Очевидно, Изабелла действительно долго не желала принять окончательного решения, весьма возможно, что Колумб известил ее о своем намерении отправиться во Францию, и в момент, когда королева впала в наибольшие сомнения, совместное вмешательство нескольких влиятельных советников склонило чашу весов в пользу Колумба.

Бальестерос-и-Беретта полагает, что был и мост Пинос, и придворный альгвазил, но вся история исхода Колумба не что иное, как комедия, разыгранная им совместно с Сантанхелем. Пока Колумб, «медленно поспешая», ехал на муле по кордовской дороге, Сантанхель завоевал согласие королевы. Предположение более чем сомнительное, учитывая бескомпромиссный нрав Колумба.

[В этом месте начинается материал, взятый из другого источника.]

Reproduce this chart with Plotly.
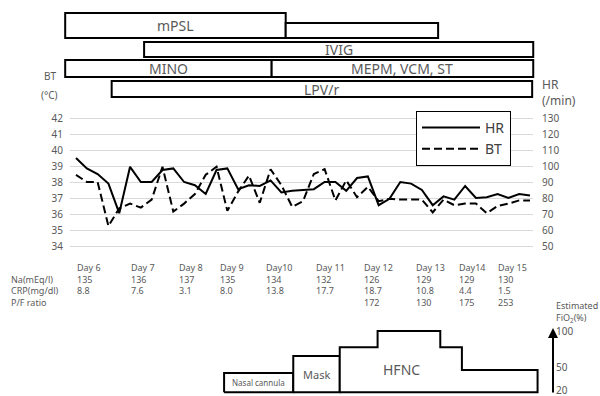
import plotly.graph_objects as go

# ---------------- data ----------------
hr = [105, 98.5, 95, 89, 70.5, 99.5, 90, 90, 97.5, 98.5,
      90, 88, 82.5, 97.5, 98.5, 85.5, 88, 87.5, 91, 83.5,
      84.5, 85, 85.5, 90, 90, 84.5, 92.5, 93.5, 75.5, 79.5,
      90, 89, 85, 75.5, 81, 79, 87.5, 80, 80.5, 82.5,
      80, 82.5, 81.5]
bt = [38.45, 38.0, 38.0, 35.25, 36.35, 36.65, 36.4, 36.9, 38.95, 36.15,
      36.65, 37.25, 38.45, 38.95, 36.2, 37.4, 38.4, 36.7, 38.8, 37.8,
      36.45, 36.8, 38.5, 38.8, 36.85, 38.1, 37.05, 37.7, 36.8, 36.95,
      36.9, 36.9, 36.9, 36.1, 36.9, 36.55, 36.65, 36.65, 36.05, 36.5,
      36.65, 36.85, 36.85]
sample_idx = list(range(len(hr)))

days = ["Day 6", "Day 7", "Day 8", "Day 9", "Day10", "Day 11", "Day 12", "Day 13", "Day14", "Day 15"]
na = ["135", "136", "137", "135", "134", "132", "126", "129", "129", "130"]
crp = ["8.8", "7.6", "3.1", "8.0", "13.8", "17.7", "18.7", "10.8", "4.4", "1.5"]
pf = ["", "", "", "", "", "", "172", "130", "175", "253"]
row_names = ["Na(mEq/l)", "CRP(mg/dl)", "P/F ratio"]

bt_ticks = [34, 35, 36, 37, 38, 39, 40, 41, 42]
hr_ticks = [50, 60, 70, 80, 90, 100, 110, 120, 130]

med_names = ["mPSL", "", "IVIG", "MINO", "MEPM, VCM, ST", "LPV/r"]
med_start = [-1.0, 19.4, 6.3, -1.0, 18.1, 3.3]
med_end = [19.4, 33.5, 42.3, 18.1, 42.3, 42.2]

o2_device = ["Nasal cannula", "Mask", "HFNC", "HFNC", "HFNC", "HFNC"]
o2_start = [13.7, 20.1, 24.4, 27.9, 33.7, 35.7]
o2_end = [20.1, 24.4, 27.9, 33.7, 35.7, 42.7]
o2_fio2 = [43, 66, 78, 100, 78, 47]
o2_floor = 17
fio2_ticks = [20, 50, 100]

# ---------------- layout geometry ----------------
W, H = 600, 396
PX0, STEP = 76.0, (530.0 - 76.0) / 42.0


def px2x(px):
    return (px - PX0) / STEP


def py(px):
    return 1 - px / H


FONT = "Noto Sans"
GRAY = "#595959"

# medication rows (top, bottom) in page pixels
med_rows = [(13, 38), (23, 38), (42, 57), (60, 77), (60, 77), (81, 97)]

# FiO2 scale: 100 % at pixel 331, 0.7375 px per %
F_PX100, F_K = 331.0, 0.7375
f_lo, f_hi = 14, 110
f_dom = [py(F_PX100 + (100 - f_lo) * F_K), py(F_PX100 - (f_hi - 100) * F_K)]

fig = go.Figure()

fig.add_trace(go.Scatter(x=sample_idx, y=hr, name="HR", mode="lines", yaxis="y2",
                         line=dict(color="black", width=2), hoverinfo="skip"))
fig.add_trace(go.Scatter(x=sample_idx, y=bt, name="BT", mode="lines", yaxis="y",
                         line=dict(color="black", width=2, dash="8px,4px"), hoverinfo="skip"))

# medication bars
fig.add_trace(go.Bar(
    orientation="h",
    base=med_start,
    x=[e - s for s, e in zip(med_start, med_end)],
    y=[(t + b) / 2 for t, b in med_rows],
    width=[b - t for t, b in med_rows],
    marker=dict(color="white", line=dict(color="black", width=2)),
    xaxis="x2", yaxis="y3", showlegend=False, hoverinfo="skip"))

annotations = []


def note(x, y, text, size, xanchor="center", yanchor="middle", color=GRAY,
         xref="paper", yref="paper", align="left"):
    annotations.append(dict(x=x, y=y, xref=xref, yref=yref, text=text, showarrow=False,
                            xanchor=xanchor, yanchor=yanchor, align=align, borderpad=0,
                            font=dict(family=FONT, size=size, color=color)))


for name, s, e, (t, b) in zip(med_names, med_start, med_end, med_rows):
    if name:
        note((s + e) / 2, (t + b) / 2, name, 14, xref="x2", yref="y3")

# oxygen device polygons
for dev in ["Nasal cannula", "Mask", "HFNC"]:
    segs = [(s, e, f) for d, s, e, f in zip(o2_device, o2_start, o2_end, o2_fio2) if d == dev]
    xs = [segs[0][0]]
    ys = [o2_floor]
    for s, e, f in segs:
        xs += [s, e]
        ys += [f, f]
    xs += [segs[-1][1], segs[0][0]]
    ys += [o2_floor, o2_floor]
    fig.add_trace(go.Scatter(x=xs, y=ys, mode="lines", fill="toself", fillcolor="white",
                             line=dict(color="black", width=2), xaxis="x2", yaxis="y4",
                             showlegend=False, hoverinfo="skip"))
    if dev != "HFNC":
        note((segs[0][0] + segs[-1][1]) / 2, (segs[0][2] + o2_floor) / 2, dev,
             11 if dev == "Mask" else 8, xref="x2", yref="y4")

note(401 / W, py(369), "HFNC", 14)

# FiO2 arrow and title
annotations.append(dict(x=553 / W, y=104, xref="paper", yref="y4", text="", showarrow=True,
                        ax=0, ay=66, arrowhead=2, arrowsize=1, arrowwidth=2, arrowcolor="black"))
note(555 / W, py(311.5), "Estimated<br>FiO<sub>2</sub>(%)", 9, xanchor="left")

# axis titles
note(50 / W, py(76), "BT", 10)
note(49 / W, py(95), "(°C)", 10)
note(541 / W, py(92.5), "HR<br>(/min)", 12, xanchor="left")

# table: one text block per column, rows separated by line breaks
col_x = [76, 130, 178, 219, 265, 315, 363, 415, 458, 497]
note(10 / W, py(260), "<br>".join(["&nbsp;"] + row_names), 9, xanchor="left", yanchor="top")
for d, n, c, p, x in zip(days, na, crp, pf, col_x):
    note(x / W, py(260), "<br>".join([d, n, c, p or "&nbsp;"]), 9, xanchor="left", yanchor="top")

fig.update_layout(
    width=W, height=H, margin=dict(l=0, r=0, t=0, b=0, autoexpand=False),
    paper_bgcolor="white", plot_bgcolor="rgba(0,0,0,0)",
    font=dict(family=FONT, color=GRAY),
    xaxis=dict(domain=[70 / W, 533 / W], range=[px2x(70), px2x(533)], visible=False),
    yaxis=dict(domain=[py(254), py(110)], range=[33.5, 42.5], tickvals=bt_ticks,
               showgrid=True, gridcolor="#d9d9d9", gridwidth=1, zeroline=False, showline=False,
               ticks="", ticklabelstandoff=6, automargin=False,
               tickfont=dict(family=FONT, size=10, color=GRAY)),
    yaxis2=dict(overlaying="y", side="right", range=[45, 135], tickvals=hr_ticks,
                showgrid=False, zeroline=False, showline=False, ticks="", ticklabelstandoff=8,
                automargin=False, tickfont=dict(family=FONT, size=10, color=GRAY)),
    xaxis2=dict(domain=[0, 1], range=[px2x(0), px2x(W)], visible=False, anchor="y3"),
    yaxis3=dict(domain=[0, 1], range=[H, 0], visible=False, anchor="x2"),
    yaxis4=dict(domain=f_dom, range=[f_lo, f_hi], anchor="free", position=553 / W, side="right",
                tickvals=fio2_ticks, showgrid=False, zeroline=False, showline=False, ticks="",
                ticklabelstandoff=2, automargin=False, ticklabeloverflow="allow",
                tickfont=dict(family=FONT, size=10, color=GRAY)),
    legend=dict(x=416 / W, y=py(111), xanchor="left", yanchor="top", bgcolor="white",
                bordercolor="black", borderwidth=1, itemwidth=58,
                font=dict(family=FONT, size=14, color="#404040")),
    annotations=annotations,
    showlegend=True,
)

fig.write_html("out.html", config={"displayModeBar": False},
               post_script="document.body.style.margin='0px';")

В 1524 году Диего Колон не без раздражения писал, чтo королевская чета вняла убеждениям доброжелателей его отца, «дабы не приписали их высочествам боязни издержек» (56, VIII, 397). Такого рода помыслы вряд ли тревожили королеву и короля, ибо их советники в равной мере не склонны были транжирить деньги, да и не посмели бы они осуждать своих государей, но, бесспорно, королева без энтузиазма относилась к проекту Колумба главным образом потому, что в кастильской казне в январе 1492 года было хоть шаром покати.

Контрибуция, которую уплатил бывший властитель Гранады Боабдиль, ушла на оплату срочных долгов, наличных денег не было, предстояла же расплата с войском, требовались десятки миллионов мараведи на укрепление северных границ — война с Францией могла разразиться в любой момент. С финансовыми затруднениями королевы связана еще одна прекрасная легенда. Фернандо Колон и Лас Касас уверяли, будто королева настолько была тронута доводами Сантанхеля, что выразила готовность заложить свои драгоценности, каковое предложение хранитель арагонской дворцовой казны великодушно отклонил, заявив, что и без залога даст взаймы нужную для снаряжения экспедиции сумму. Испанский историк Писсарро-и-Орельяна, который писал спустя сто лет после Фернандо Колона и Лас Касаса, внес в беседу королевы и Сантанхеля маленькую поправку, отметив, что Сантанхель драгоценности все же взял, после чего выдал ее высочеству 16 тысяч эскудо.